In an interview conducted on Saturday October 27th 2012, Queens Foreclosure Attorney Brian McCaffrey said “this case could have been fought and won on its merits” and “it’s a shame that Deutsche Bank was allowed to coast through the process without ever having to prove to the Court that they actually had standing to foreclose”
On October 24, 2012 a foreclosure process that began more than 3 years ago came full circle when the property located at 150-15 108th Avenue, Jamaica, NY 11433 was sold by Deutsche Bank for $245,100.00 to an LLC named RDG QUEENS XVIII LLC.
The LLC making the purchase was registered with the NYS DOS by the accounting firm of SINGER & FALK, INC. whose CEO is Steven Falk. When contacted for this article Mr. Falk was unavailable for comment.
The Queens Foreclosure case was entitled DEUTSCHE BANK NATIONAL TRUST vs. MBAH, CLEMENT ETAL, under index number: 027411/2009.
Although it appears from the record that the prior owner CLEMENT MBAH attempted to protect his interest by making motions in court, his pro-se attempts were too little – too late.
In a decision issued on July 11, 2011 the HONORABLE KEVIN J. KERRIGAN held that the… “Motion by Mbah to vacate the default judgment of foreclosure and sale, issued by this Court on June 15, 2010, as against him is denied. Movant has failed to set forth an excuse for his default or a meritorious defense to foreclosure”
McCaffrey expressed disappointment saying “This case is only one of many where the Plaintiff who did not own the mortgage… was never properly challenged or their case would have failed.”
To understand what Mr. McCaffrey is talking about one needs to look at the history of the ownership of this mortgage which was securitized with thousands of others during the housing and mortgage boom.
You see Deutsche Bank was the “trustee” for a NY established Trust that was formed in 2004 under NY Trust Law. Under NY Law the Trust had a closing date of September 29, 2004, and no mortgage loan could have been assigned into the Trust after that date. NY Trust law states that any act made contrary to the interest of the Trust is void. Moreover, under IRS Code it was unlawful to transfer any asset into the Trust after the closing date.
Deutsche Bank issued a memorandum in 2010 to all holders of its mortgage backed securities shifting the blame for any wrongful foreclosure practices to the servicers, saying “we told them to comply with the law”. This “memorandum” completely misses the point that as the Trustee Deutsche Bank was absolutely responsible for insuring that each and every mortgage in a pool had a collateral file that contained the documents needed to convey and prove ownership.
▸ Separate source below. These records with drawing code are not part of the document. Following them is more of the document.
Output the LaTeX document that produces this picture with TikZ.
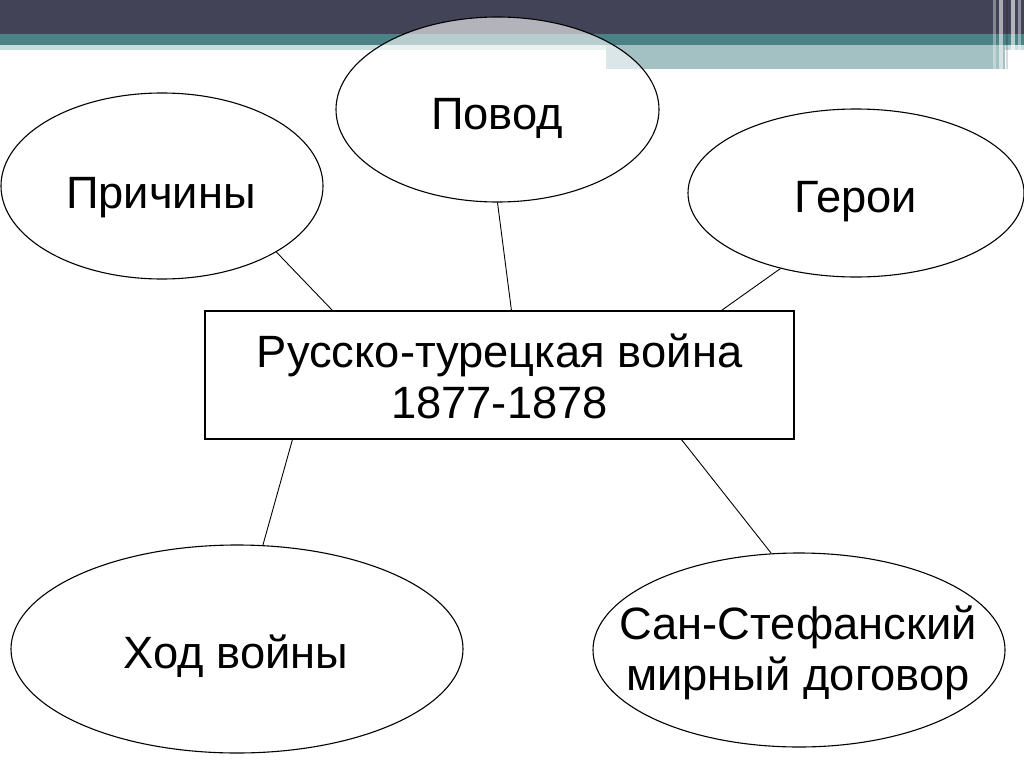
\documentclass[tikz,border=0pt]{standalone}
\usepackage{fontspec}
\setmainfont{Liberation Sans}
\usetikzlibrary{shapes.geometric}
\definecolor{bandDark}{HTML}{434358}
\definecolor{bandTeal}{HTML}{4B8286}
\definecolor{bandLight}{HTML}{CADDDD}
\definecolor{bandBlock}{HTML}{A3C1C3}
\tikzset{
  ell/.style={ellipse, draw=black, line width=1.1pt, fill=white, inner sep=0pt},
  lbl/.style={font=\fontsize{45.3}{51}\selectfont, align=center, inner sep=0pt},
  box/.style={rectangle, draw=black, line width=1.1pt, fill=white, inner sep=0pt,
              minimum width=589pt, minimum height=128pt},
  conn/.style={draw=black, line width=0.9pt}
}
\begin{document}
\begin{tikzpicture}[x=1pt,y=-1pt]
\useasboundingbox (0,0) rectangle (1024,768);
\fill[white] (0,0) rectangle (1024,768);
% banner
\fill[bandDark] (0,0) rectangle (1024,34);
\fill[bandTeal] (0,34) rectangle (1024,45);
\fill[bandLight] (0,45) rectangle (1024,50);
\fill[bandBlock] (606,45) rectangle (1005,69);
\fill[white,opacity=0.35] (993,0) rectangle (996,69);
\fill[white,opacity=0.55] (999,0) rectangle (1003,69);
\fill[black,opacity=0.15] (1006,0) rectangle (1008,69);
\fill[white,opacity=0.6] (1011,0) rectangle (1015,69);
\fill[white,opacity=0.4] (1018,0) rectangle (1021,69);
% central box
\node[box] (war) at (499.5,375) {};
\node[lbl] (warT) at (499.5,376) {Русско-турецкая война\\1877-1878};
% ellipses
\node[ell, minimum width=322pt, minimum height=186pt] (prich) at (162,186) {};
\node[ell, minimum width=323pt, minimum height=185pt, fill opacity=0.6] (povod) at (497.5,109.5) {};
\node[ell, minimum width=336pt, minimum height=168pt] (geroi) at (856,193) {};
\node[ell, minimum width=452pt, minimum height=208pt] (khod) at (237,649) {};
\node[ell, minimum width=412pt, minimum height=194pt] (san) at (799,650) {};
% labels
\node[lbl, anchor=base] (prichT) at (161,208) {Причины};
\node[lbl, anchor=base] (povodT) at (497,129) {Повод};
\node[lbl, anchor=base] (geroiT) at (856,212) {Герои};
\node[lbl, anchor=base] (khodT) at (236,668) {Ход войны};
\node[lbl] (sanT) at (798,653) {Сан-Стефанский\\мирный договор};
% connectors
\draw[conn] (prich.-30.5) -- ([xshift=128pt]war.north west);
\draw[conn] (povod.-90) -- ([xshift=307pt]war.north west);
\draw[conn] (geroi.-135.7) -- ([xshift=517pt]war.north west);
\draw[conn] (khod.76.5) -- ([xshift=88pt]war.south west);
\draw[conn] (san.106.1) -- ([xshift=477pt]war.south west);
\end{tikzpicture}
\end{document}
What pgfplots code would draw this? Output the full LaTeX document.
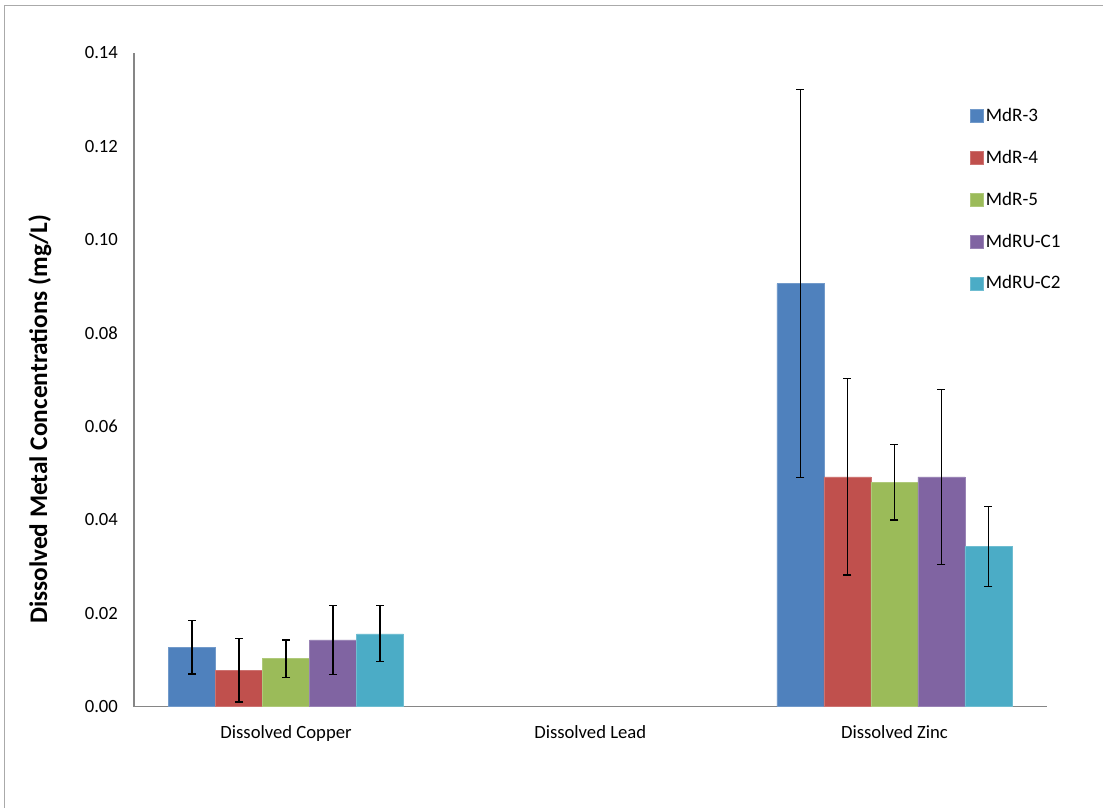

In this case the Mortgage Loan was never owned by the Trust at all. Instead just prior to starting the foreclosure action an assignment of mortgage was filed in the office of the Queens County Clerk, more than five years after the Trust closed.
It is painfully obvious to anyone who looks that Deutsche Bank did not own the loan, yet Deutsche Bank was able to violate the laws of New York and IRS Code with abandon and take a home away from the homeowner without ever having to prove that they had the right to do so. Surprisingly, all of this was done under the watchful eyes of the Courts of New York State.
Attorney McCaffrey explained that “the Courts take the position that the foreclosure cases brought before them are truthful and have merit unless and until someone proves otherwise.” and “in this case it appears that nobody ever bothered to explore the actual chain of title establishing ownership of the note and mortgage.”
It also appears from the record that the homeowner never bothered to file an answer to the foreclosure complaint and thereby lost his rights to raise the ownership issue.
Mr. McCaffrey provided the following advice to homeowners “don’t bury your head in the sand, if you are falling behind on your mortgage get help fast… pay close attention to every single piece of mail you receive from your lender… if you have been served with foreclosure papers see an attorney immediately – time is not your friend.”
When questioned about banks lying to the Courts about actually owning the loan they are foreclosing on, McCaffrey said “as evidenced by the case in this article a bank that is permitted to foreclose without being challenged has little fear of having the light of truth shined upon its actions”
McCaffrey closed the interview by saying “Many of our Courts have non-profit legal services available to homeowners facing foreclosure, there is no reason why a homeowner should ignore legal action and lose their right to defend their home against a plaintiff that might not even have the right to foreclose.”